A year later, “Heaven Is My Woman’s Name” scored #3 country and also hit the pop Top 100 chart. That song, written by Bonnie Dobbins, was not one his producer sought as a single, so Tommy went to his Dot boss, pleading to release it post-haste – and it became his longest-charting single (18 weeks) and the title track for his most successful LP (#9, 1972). Tommy also enjoyed successes with producer Ron Chancey on ABC-Dot.

Overstreet’s Billboard chartings totaled 11 Top 10s, six of which went Top Five. Included are “Send Me No Roses,” “I’ll Never Break These Chains,” “I’m a Believer” and “Don’t Go ‘City Girl’ On Me.” His run at Dot ended in 1978, with two near-Top 10 singles: “Yes M’am” (#12) and the upbeat “Fadin’ In, Fadin’ Out” (#11). He would record with Elektra, his best showing being the Top 20 “What More Could a Man Need” (1979), and indies such as AMI, Gervas and Silver Dollar, where he had his 34th and final Billboard charting, “Next To You” (1986).

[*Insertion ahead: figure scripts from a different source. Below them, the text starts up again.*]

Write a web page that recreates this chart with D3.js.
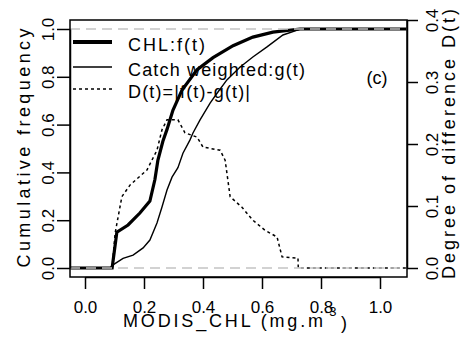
<!DOCTYPE html>
<html>
<head>
<meta charset="utf-8">
<script src="https://cdn.jsdelivr.net/npm/d3@7"></script>
<style>
  body { margin: 0; background: #fff; }
  text { font-family: "Liberation Sans", Arial, sans-serif; fill: #000; }
</style>
</head>
<body>
<div id="chart-area"></div>
<script>
// CHL cumulative frequency f(t)
const fX = [-0.05, 0.092, 0.108, 0.146, 0.186, 0.22, 0.237, 0.247, 0.264, 0.278, 0.298, 0.329, 0.38, 0.434, 0.502, 0.569, 0.637, 0.729, 1.09];
const fY = [0, 0, 0.15, 0.18, 0.23, 0.28, 0.37, 0.45, 0.53, 0.58, 0.66, 0.745, 0.83, 0.88, 0.93, 0.966, 0.987, 1, 1];
// catch weighted g(t)
const gX = [-0.05, 0.085, 0.095, 0.129, 0.163, 0.197, 0.22, 0.244, 0.261, 0.278, 0.295, 0.315, 0.332, 0.356, 0.366, 0.39, 0.424, 0.447, 0.481, 0.525, 0.569, 0.617, 0.671, 0.722, 0.729, 1.09];
const gY = [0, 0, 0.013, 0.04, 0.054, 0.084, 0.117, 0.188, 0.255, 0.326, 0.38, 0.42, 0.48, 0.536, 0.565, 0.62, 0.69, 0.73, 0.787, 0.84, 0.883, 0.925, 0.975, 0.996, 1, 1];
// difference D(t) (right axis)
const dX = [-0.05, 0.092, 0.102, 0.125, 0.153, 0.21, 0.244, 0.261, 0.278, 0.315, 0.339, 0.38, 0.4, 0.458, 0.475, 0.492, 0.532, 0.569, 0.61, 0.651, 0.668, 0.722, 0.723, 1.09];
const dY = [0, 0, 0.056, 0.115, 0.134, 0.158, 0.19, 0.223, 0.239, 0.239, 0.218, 0.211, 0.195, 0.19, 0.174, 0.115, 0.098, 0.077, 0.061, 0.05, 0.018, 0.016, 0, 0];

const xTicks = [0, 0.2, 0.4, 0.6, 0.8, 1.0];
const yTicks = [0, 0.2, 0.4, 0.6, 0.8, 1.0];
const dTicks = [0, 0.1, 0.2, 0.3, 0.4];

const width = 464, height = 345;
const box = {left: 70, top: 20, right: 407, bottom: 277};

const svg = d3.select("#chart-area").append("svg").attr("width", width).attr("height", height);

const xScale = d3.scaleLinear().domain([0, 1]).range([85, 380]);
const yScale = d3.scaleLinear().domain([0, 1]).range([268, 29]);
const dScale = d3.scaleLinear().domain([0, 0.4]).range([268, 20]);

svg.append("clipPath").attr("id", "clip").append("rect")
  .attr("x", box.left).attr("y", box.top)
  .attr("width", box.right - box.left).attr("height", box.bottom - box.top);

const plot = svg.append("g").attr("clip-path", "url(#clip)");

const lineF = d3.line().x(d => xScale(d[0])).y(d => yScale(d[1]));
const lineD = d3.line().x(d => xScale(d[0])).y(d => dScale(d[1]));

plot.append("path").datum(d3.zip(fX, fY)).attr("d", lineF)
  .attr("fill", "none").attr("stroke", "#000").attr("stroke-width", 3.2);
plot.append("path").datum(d3.zip(gX, gY)).attr("d", lineF)
  .attr("fill", "none").attr("stroke", "#000").attr("stroke-width", 1.4);
plot.append("path").datum(d3.zip(dX, dY)).attr("d", lineD)
  .attr("fill", "none").attr("stroke", "#000").attr("stroke-width", 1.5)
  .attr("stroke-dasharray", "3,3");

// grey reference lines at 0 and 1
[0, 1].forEach(v => {
  plot.append("line")
    .attr("x1", box.left).attr("x2", box.right)
    .attr("y1", yScale(v)).attr("y2", yScale(v))
    .attr("stroke", "#c4c4c4").attr("stroke-width", 1.6)
    .attr("stroke-dasharray", "10,6");
});

svg.append("rect")
  .attr("x", box.left).attr("y", box.top)
  .attr("width", box.right - box.left).attr("height", box.bottom - box.top)
  .attr("fill", "none").attr("stroke", "#000").attr("stroke-width", 1.5);

// axes
const xAxis = d3.axisBottom(xScale).tickValues(xTicks).tickSize(12).tickSizeOuter(0).tickFormat(d3.format(".1f"));
const gx = svg.append("g").attr("transform", `translate(0, ${box.bottom})`).call(xAxis);
gx.selectAll("text").attr("y", 36).attr("dy", 0).attr("font-size", 17);

const yAxis = d3.axisLeft(yScale).tickValues(yTicks).tickSize(13).tickSizeOuter(0).tickFormat(d3.format(".1f"));
const gy = svg.append("g").attr("transform", `translate(${box.left}, 0)`).call(yAxis);
gy.selectAll("text").attr("x", 0).attr("y", -16).attr("dy", 0)
  .attr("text-anchor", "middle").attr("transform", "rotate(-90)").attr("font-size", 17);

const dAxis = d3.axisRight(dScale).tickValues(dTicks).tickSize(11).tickSizeOuter(0).tickFormat(d3.format(".1f"));
const gd = svg.append("g").attr("transform", `translate(${box.right}, 0)`).call(dAxis);
gd.selectAll("text").attr("x", 0).attr("y", 31).attr("dy", 0)
  .attr("text-anchor", "middle").attr("transform", "rotate(-90)").attr("font-size", 17);

[gx, gy, gd].forEach(g => {
  g.selectAll("line").attr("stroke", "#000").attr("stroke-width", 1.5);
  g.select(".domain").attr("stroke", "#000").attr("stroke-width", 1.5);
  g.selectAll("text").attr("font-family", null).attr("fill", "#000");
});

// axis titles
svg.append("text")
  .attr("font-size", 18).attr("text-anchor", "middle")
  .attr("transform", "translate(30, 148) rotate(-90)")
  .attr("textLength", 239).attr("lengthAdjust", "spacing")
  .text("Cumulative frequency");

svg.append("text")
  .attr("font-size", 18).attr("text-anchor", "middle")
  .attr("transform", "translate(455, 144) rotate(-90)")
  .attr("textLength", 270).attr("lengthAdjust", "spacing")
  .text("Degree of difference D(t)");

svg.append("text")
  .attr("font-size", 18).attr("x", 123).attr("y", 327)
  .attr("textLength", 200).attr("lengthAdjust", "spacing")
  .text("MODIS_CHL (mg.m");
svg.append("text")
  .attr("font-size", 13).attr("x", 325).attr("y", 316)
  .text("-3");
svg.append("text")
  .attr("font-size", 18).attr("x", 341).attr("y", 329)
  .text(")");

// legend
const legendNames = ["CHL:f(t)", "Catch weighted:g(t)", "D(t)=|f(t)-g(t)|"];
const legendLengths = [77, 177, 122];
const legendWidths = [4, 1.5, 1.5];
const legendDash = [null, null, "3,3"];
const legendY = [42, 67, 89];

legendNames.forEach((name, i) => {
  svg.append("line")
    .attr("x1", 73).attr("x2", 112)
    .attr("y1", legendY[i]).attr("y2", legendY[i])
    .attr("stroke", "#000").attr("stroke-width", legendWidths[i])
    .attr("stroke-dasharray", legendDash[i]);
  svg.append("text")
    .attr("font-size", 18).attr("x", 128).attr("y", legendY[i] + 9)
    .attr("textLength", legendLengths[i]).attr("lengthAdjust", "spacing")
    .text(name);
});

svg.append("text")
  .attr("font-size", 18).attr("x", 377).attr("y", 84).attr("text-anchor", "middle")
  .text("(c)");
</script>
</body>
</html>
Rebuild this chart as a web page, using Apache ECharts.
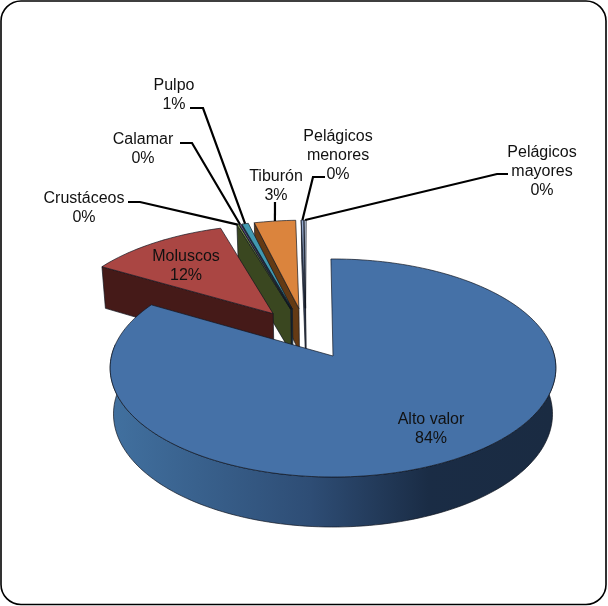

~During the 1980s, he performed several years in the tourist mecca Branson, Mo., before making his move to Oregon. Still, he continued to tour and record CDs, such as “Tommy Overstreet’s Country Gospel” (2006) and “Welcome To My World of Love” (2008). He was also seen guesting on such TV series as Hee Haw, The Midnight Special and In Concert.

Among Tommy’s great regrets were his failed first marriage and the loss of his only son, but he remained proud of his more than 30 overseas tours, and performing across the U.S. and Canada. In 2013, his auto-biography “A Road Less Traveled” was published, and on his Facebook page, this is Overstreet’s final posting, Aug. 26, 2015: “Howdy, howdy everyone! Hope you’re doing well today, and I’ve been worse, but I’m doing good today. Hangin’ in there, as the old saying goes. Working on a new CD that I hope my friends will enjoy. I have a new CD of a fairly old LP, we released quite a few years ago, but I felt it worthy of re-releasing as a CD. The title is ‘Nuggets,’ a 10-song collection my friends in country music had hits with, and they asked me to do an album of these great songs.”

One of his peers, buddy Rex Allen, Jr., wrote on Facebook, Nov. 3: “Tommy Overstreet has passed away at his home. Tommy was a great guy and headlined the first tour I ever worked. So sad.”

Survivors include his widow Diane Overstreet and daughters Amber, Aeriel and Lisa. A memorial service was scheduled on Nov. 22 at Evergreen Christian Center, in Hillsboro.